Через два дня позвонила Томилина. Вечером уже, часов в девять.

— Нас завтра к Лебензону вызывают, — огорошила она.

— Медали вручать?

— Ага, деревянные. По тому вызову с ботулизмом, помнишь?

— Да, а что там не так?

— Не знаю даже. К двум на подстанцию.

— Слушай, что с машиной? Оформили документы, нет еще?

— Вот завтра собирались, но я позвонила, отложила. После дежурства теперь.

— Ладно, встретимся на работе тогда.

Пришлось в институте даже к лектору подходить, отпрашиваться с профболезней. Хуже военной кафедры с политэкономией, честное слово. Но лучше потратить несколько минут на сказку о «текущей батарее», чем потом отрабатывать эту нудоту и с пятого раза реферат сдавать. А их сейчас руками пишут. Один мой приятель семь раз как-то сдавал вот так реферат — лектор каждый раз перечеркивал накрест лицевую страницу и писал «Тема не раскрыта». Переписывал он, правда, только один раз, потом менял титул. А у меня и так времени нет, чтобы еще на такие игры его тратить.

Лена уже ждала, сидела в женской ординаторской, что-то свое девичье обсуждали с коллегами. Вызвал ее в коридор, поздоровался.

— Что там случилось хоть?

— Приехала какая-то Светлана Тарасовна из горздрава, говорят, три дня как назначили. Женщина та умерла, представляешь? А сын в реанимации, на аппарате. Вот нас песочить будут, что спецов не вызвали и двоих в машине везли.
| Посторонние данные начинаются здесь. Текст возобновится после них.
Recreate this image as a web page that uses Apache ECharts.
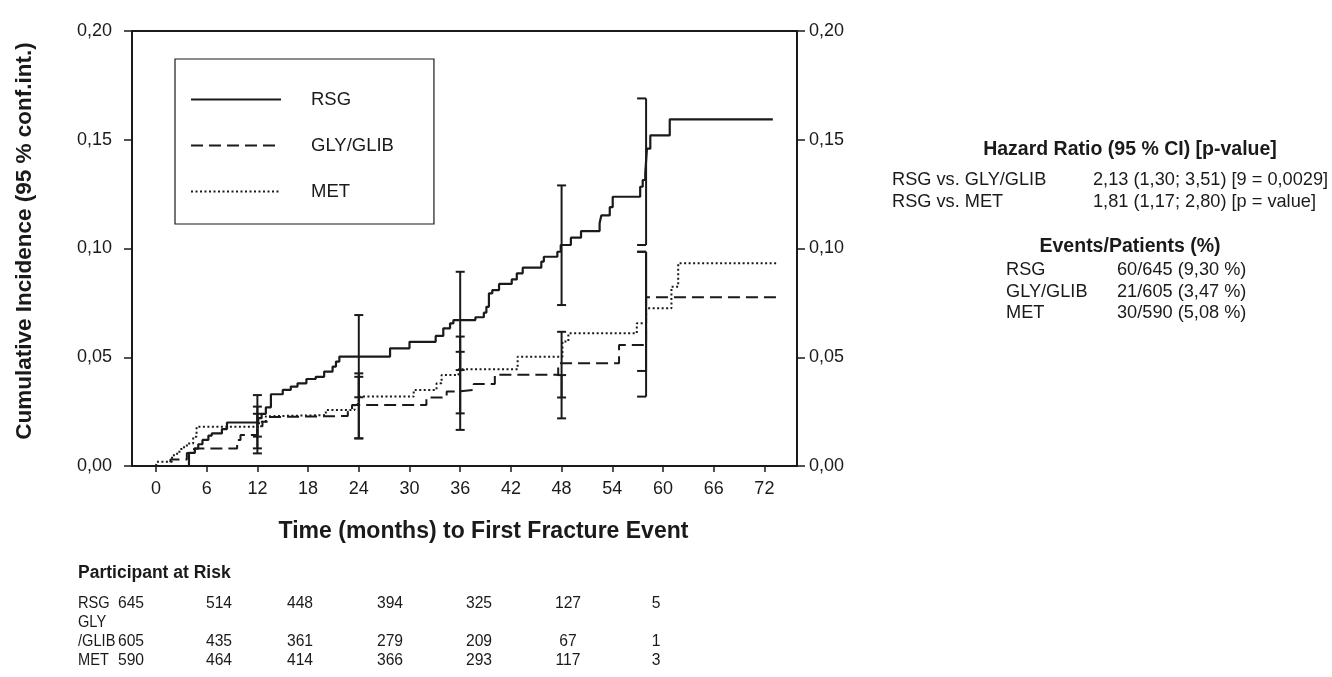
<!DOCTYPE html>
<html><head><meta charset="utf-8">
<script src="https://cdn.jsdelivr.net/npm/echarts@6/dist/echarts.min.js"></script>
<style>html,body{margin:0;padding:0;background:#fff}#c{width:1332px;height:677px}</style>
</head><body><div id="c"></div>
<script>
// ---------------- data ----------------
const seriesNames = ['RSG', 'GLY/GLIB', 'MET'];
// [month, cumulative incidence from that month on]
const rsgSteps = [[0,0],[3.9,0.006],[4.6,0.008],[5.0,0.010],[5.5,0.012],[6.2,0.014],[6.6,0.015],[7.8,0.017],[8.4,0.020],
  [12.1,0.022],[12.5,0.024],[13.0,0.027],[13.6,0.033],[15.0,0.035],[15.95,0.0365],[16.75,0.038],[17.8,0.040],[18.9,0.041],
  [19.9,0.0434],[20.9,0.0457],[21.3,0.048],[21.7,0.0503],[27.7,0.0541],[30.0,0.0571],[33.1,0.0598],[34.0,0.0633],[34.8,0.0656],
  [35.2,0.0671],[37.8,0.0684],[38.8,0.0705],[39.1,0.0732],[39.4,0.0794],[39.8,0.0809],[40.6,0.0837],[42.1,0.0858],[42.7,0.0886],
  [43.4,0.0912],[45.6,0.094],[45.9,0.0962],[47.5,0.0985],[47.9,0.1016],[49.1,0.105],[50.3,0.108],[52.5,0.1116],[52.7,0.1152],
  [53.7,0.119],[54.05,0.1238],[57.3,0.1284],[57.6,0.1315],[57.9,0.1345],[58.1,0.1459],[58.5,0.152],[60.8,0.1594],[73.0,0.1594]];
const glySteps = [[0,0],[1.7,0.003],[3.65,0.006],[4.5,0.0081],[9.6,0.012],[10.0,0.0143],[12.0,0.0183],[12.6,0.0204],[13.3,0.0225],
  [13.8,0.023],[22.7,0.025],[23.2,0.028],[32.0,0.0315],[34.4,0.0342],[35.6,0.035],[37.6,0.0377],[40.1,0.042],[47.6,0.0472],
  [54.8,0.0556],[58.0,0.0776],[73.5,0.0776]];
const metSteps = [[0,0],[0.1,0.002],[1.9,0.005],[2.5,0.0066],[3.0,0.0086],[3.65,0.0104],[4.4,0.0135],[4.8,0.0181],[12.2,0.0204],
  [13.0,0.0229],[13.5,0.0234],[20.1,0.0257],[23.5,0.0285],[24.0,0.0319],[30.5,0.035],[33.2,0.038],[33.8,0.0418],[35.8,0.0445],
  [42.8,0.0502],[48.1,0.0572],[48.8,0.061],[56.9,0.0656],[58.0,0.0725],[61.0,0.0824],[61.8,0.0932],[73.5,0.0932]];
// 95% confidence intervals [low, high] at the marked times
const ciTimes = [12, 24, 36, 48, 58];
const rsgCI = [[0.0135,0.0326],[0.0316,0.0694],[0.0441,0.0893],[0.074,0.129],[0.1016,0.169]];
const glyCI = [[0.0058,0.024],[0.0127,0.041],[0.0166,0.0525],[0.0219,0.0418],[0.0319,0.0985]];
const metCI = [[0.0081,0.0273],[0.0127,0.0426],[0.0242,0.0595],[0.0315,0.0617],[0.0437,0.0985]];

const xTicks = [0, 6, 12, 18, 24, 30, 36, 42, 48, 54, 60, 66, 72];
const yTicks = [0, 0.05, 0.10, 0.15, 0.20];

const riskTitle = 'Participant at Risk';
const riskRowLabels = ['RSG', 'GLY', '/GLIB', 'MET'];
const riskRSG = [645, 514, 448, 394, 325, 127, 5];
const riskGLY = [605, 435, 361, 279, 209, 67, 1];
const riskMET = [590, 464, 414, 366, 293, 117, 3];

const hrTitle = 'Hazard Ratio (95 % CI) [p-value]';
const hrLabels = ['RSG vs. GLY/GLIB', 'RSG vs. MET'];
const hrValues = ['2,13 (1,30; 3,51) [9 = 0,0029]', '1,81 (1,17; 2,80) [p = value]'];
const evTitle = 'Events/Patients (%)';
const evLabels = ['RSG', 'GLY/GLIB', 'MET'];
const evValues = ['60/645 (9,30 %)', '21/605 (3,47 %)', '30/590 (5,08 %)'];

// ---------------- layout ----------------
const FONT = '"Liberation Sans", Arial, Helvetica, sans-serif';
const INK = '#1a1a1a';
const riskCols = [131, 219, 300, 390, 479, 568, 656];
const riskLabelY = [603, 622, 641, 660];
const riskRowsY = [603, 641, 660];

const ciData = [];
ciTimes.forEach((t, i) => {
  ciData.push([t, rsgCI[i][0], rsgCI[i][1]]);
  ciData.push([t, glyCI[i][0], glyCI[i][1]]);
  ciData.push([t, metCI[i][0], metCI[i][1]]);
});

const fmtY = v => v.toFixed(2).replace('.', ',');

const graphic = [];
function txt(x, y, text, opt, scaleX) {
  graphic.push({type: 'text', x: x, y: y, scaleX: scaleX || 1, silent: true,
    style: Object.assign({text: text, fill: INK, fontFamily: FONT, fontSize: 16,
      align: 'left', verticalAlign: 'middle'}, opt || {})});
}
// risk table
txt(78, 573, riskTitle, {fontWeight: 'bold', fontSize: 17.5});
riskRowLabels.forEach((s, i) => txt(78, riskLabelY[i], s, {fontSize: 17}, 0.86));
[riskRSG, riskGLY, riskMET].forEach((row, r) => {
  row.forEach((v, c) => txt(riskCols[c], riskRowsY[r], String(v), {align: 'center', fontSize: 16.5}, 0.95));
});
// hazard ratio block
txt(1130, 150, hrTitle, {fontWeight: 'bold', fontSize: 19.5, align: 'center'});
hrLabels.forEach((s, i) => {
  txt(892, 180 + i * 21.7, s, {fontSize: 18.2});
  txt(1093, 180 + i * 21.7, hrValues[i], {fontSize: 18.2});
});
txt(1130, 247, evTitle, {fontWeight: 'bold', fontSize: 19.5, align: 'center'});
evLabels.forEach((s, i) => {
  txt(1006, 270 + i * 21.7, s, {fontSize: 18.2});
  txt(1117, 270 + i * 21.7, evValues[i], {fontSize: 18.2});
});

const chart = echarts.init(document.getElementById('c'), null, {renderer: 'canvas'});
const axisCommon = {
  type: 'value', min: 0, max: 0.2, interval: 0.05,
  axisLine: {show: true, onZero: false, lineStyle: {color: INK, width: 2}},
  axisTick: {show: true, inside: false, length: 8, lineStyle: {color: INK, width: 1.5}},
  axisLabel: {formatter: fmtY, color: INK, fontSize: 18, fontFamily: FONT},
  splitLine: {show: false}
};
chart.setOption({
  animation: false,
  backgroundColor: '#fff',
  grid: {left: 132, right: 535, top: 31, bottom: 211, show: true, borderColor: INK, borderWidth: 2, backgroundColor: '#fff'},
  legend: {
    data: seriesNames, orient: 'vertical', left: 175, top: 59,
    itemWidth: 90, itemHeight: 14, itemGap: 27,
    padding: [31, 40, 23, 15],
    borderColor: INK, borderWidth: 1.2, backgroundColor: '#fff',
    itemStyle: {opacity: 0},
    textStyle: {fontSize: 18.5, color: INK, fontFamily: FONT, padding: [0, 0, 0, 25]},
    selectedMode: false
  },
  xAxis: {
    type: 'value', min: -2.84, max: 75.86,
    axisLine: {show: true, onZero: false, lineStyle: {color: INK, width: 2}},
    axisTick: {show: true, customValues: xTicks, length: 6, lineStyle: {color: INK, width: 1.5}},
    axisLabel: {customValues: xTicks, margin: 14, color: INK, fontSize: 18, fontFamily: FONT},
    splitLine: {show: false},
    name: 'Time (months) to First Fracture Event', nameLocation: 'middle', nameGap: 54,
    nameTextStyle: {fontWeight: 'bold', fontSize: 23, color: INK, fontFamily: FONT, padding: [0, 0, 0, 38]}
  },
  yAxis: [
    Object.assign({}, axisCommon, {position: 'left',
      axisLabel: Object.assign({}, axisCommon.axisLabel, {margin: 20}),
      name: 'Cumulative Incidence (95 % conf.int.)', nameLocation: 'middle', nameGap: 96,
      nameTextStyle: {fontWeight: 'bold', fontSize: 22.5, color: INK, fontFamily: FONT, padding: [0, 0, 0, 15]}}),
    Object.assign({}, axisCommon, {position: 'right',
      axisLabel: Object.assign({}, axisCommon.axisLabel, {margin: 12})})
  ],
  series: [
    {name: 'RSG', type: 'line', step: 'end', data: rsgSteps, symbol: 'none',
      lineStyle: {color: INK, width: 2.2, type: 'solid'}, itemStyle: {color: INK}, z: 5},
    {name: 'GLY/GLIB', type: 'line', step: 'end', data: glySteps, symbol: 'none',
      lineStyle: {color: INK, width: 2, type: [12, 6]}, itemStyle: {color: INK}, z: 4},
    {name: 'MET', type: 'line', step: 'end', data: metSteps, symbol: 'none',
      lineStyle: {color: INK, width: 2, type: [2, 2.5]}, itemStyle: {color: INK}, z: 4},
    {name: 'CI', type: 'custom', data: ciData, z: 6, silent: true,
      renderItem: function (params, api) {
        const t = api.value(0);
        const p1 = api.coord([t, api.value(1)]);
        const p2 = api.coord([t, api.value(2)]);
        const hw = 4.5;
        const leftOnly = t > 55;
        const st = {stroke: INK, lineWidth: 2};
        const cap = (p) => ({type: 'line', shape: {x1: p[0] - (leftOnly ? 9 : hw), y1: p[1], x2: leftOnly ? p[0] : p[0] + hw, y2: p[1]}, style: st});
        return {type: 'group', children: [
          {type: 'line', shape: {x1: p1[0], y1: p1[1], x2: p2[0], y2: p2[1]}, style: st},
          cap(p1), cap(p2)
        ]};
      }}
  ],
  graphic: graphic
});
</script>
</body></html>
Тут я задумался. Хоть и неприятно, но ожидаемо. Пациенты умирают, случаются разные проверки.

— Ты держись той версии, что свободных спецов не было — мы же отзвонились, — я дождался кивка Лены, продолжил: — А везти надо было срочно из-за нарастающей дыхательной недостаточности. Да ты и сама знаешь, что я тебе рассказываю? Будет кричать — молчи, не оправдывайся. И объяснительную прямо здесь не соглашайся писать, требуй вопросы письменно.
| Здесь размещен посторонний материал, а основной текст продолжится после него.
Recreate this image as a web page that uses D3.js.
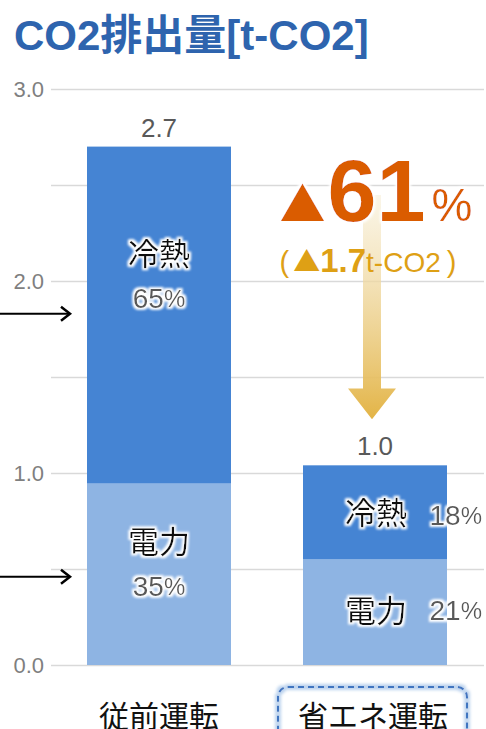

— Томилина, Панов, заходите, — высунул голову в коридор Лебензон. Да уж, пару месяцев назад он бы и сам помогал нас топить, а сейчас смотрит вроде как извиняясь, мол, ни при чем тут я.
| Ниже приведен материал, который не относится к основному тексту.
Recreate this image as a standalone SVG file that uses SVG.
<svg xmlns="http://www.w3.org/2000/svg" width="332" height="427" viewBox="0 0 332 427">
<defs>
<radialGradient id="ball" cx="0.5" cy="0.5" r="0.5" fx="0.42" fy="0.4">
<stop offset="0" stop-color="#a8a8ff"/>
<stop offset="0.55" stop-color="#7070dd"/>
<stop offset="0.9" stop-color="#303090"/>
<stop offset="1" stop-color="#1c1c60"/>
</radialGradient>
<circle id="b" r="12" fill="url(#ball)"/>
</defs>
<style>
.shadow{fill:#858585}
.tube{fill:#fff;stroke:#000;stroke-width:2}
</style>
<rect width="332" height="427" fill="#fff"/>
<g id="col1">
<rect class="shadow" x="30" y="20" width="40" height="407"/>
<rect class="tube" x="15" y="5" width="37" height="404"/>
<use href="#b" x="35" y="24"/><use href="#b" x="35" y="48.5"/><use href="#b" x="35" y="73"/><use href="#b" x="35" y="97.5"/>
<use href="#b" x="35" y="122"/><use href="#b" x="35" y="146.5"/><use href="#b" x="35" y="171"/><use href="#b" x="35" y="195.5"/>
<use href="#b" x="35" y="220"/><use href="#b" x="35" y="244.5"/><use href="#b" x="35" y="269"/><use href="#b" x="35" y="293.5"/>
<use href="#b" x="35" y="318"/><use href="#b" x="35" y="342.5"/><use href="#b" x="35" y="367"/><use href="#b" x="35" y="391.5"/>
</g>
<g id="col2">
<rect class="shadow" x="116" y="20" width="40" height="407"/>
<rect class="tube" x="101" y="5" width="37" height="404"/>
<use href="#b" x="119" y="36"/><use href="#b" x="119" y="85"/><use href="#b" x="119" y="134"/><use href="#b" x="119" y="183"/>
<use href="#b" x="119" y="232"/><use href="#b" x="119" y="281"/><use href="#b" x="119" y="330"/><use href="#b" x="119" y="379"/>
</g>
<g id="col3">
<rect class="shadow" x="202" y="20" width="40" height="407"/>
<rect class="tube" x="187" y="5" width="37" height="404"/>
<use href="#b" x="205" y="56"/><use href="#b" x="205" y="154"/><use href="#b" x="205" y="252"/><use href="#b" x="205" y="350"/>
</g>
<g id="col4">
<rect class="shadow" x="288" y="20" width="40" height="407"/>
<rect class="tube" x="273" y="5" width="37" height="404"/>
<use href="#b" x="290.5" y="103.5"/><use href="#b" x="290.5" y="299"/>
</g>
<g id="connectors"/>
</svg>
Светлана Тарасовна выглядела... Короче, представьте типичную бухгалтершу из глубокой провинции, такую, знаете, в мешковатом костюме, с гузкой мышиного цвета жидких волос, чуть желтоватой от почтенного возраста блузкой под жакетом и практически без косметики. И, сколько ни старайся, так и не сможешь представить, что она улыбается.

— Присаживайтесь, — кисло молвила она. — Я — старший специалист горздрава Климович Светлана Тарасовна. У нас здесь разбор вызова, осуществленного бригадой семь седьмой подстанции скорой медицинской помощи...

Я чувствовал себя крайне неуютно. Дамочка капала ядом, облеченным в насквозь казенные формулировки. Говорила она монотонно, не пропускала ни одной мелочи. От первой до последней буквы зачитала обе карты вызова. Потом посыпались замечания. По ее мнению выходило, что Томилина со своим приспешником Пановым работает на скорой с единственной целью — похоронить всё доступное нам население города-героя Москвы, причем, самым изуверским способом.

Самое противное, что конца экзекуции не намечалось. Закончив с одним замечанием, клуша тут же выуживала второе — и так же занудно и монотонно.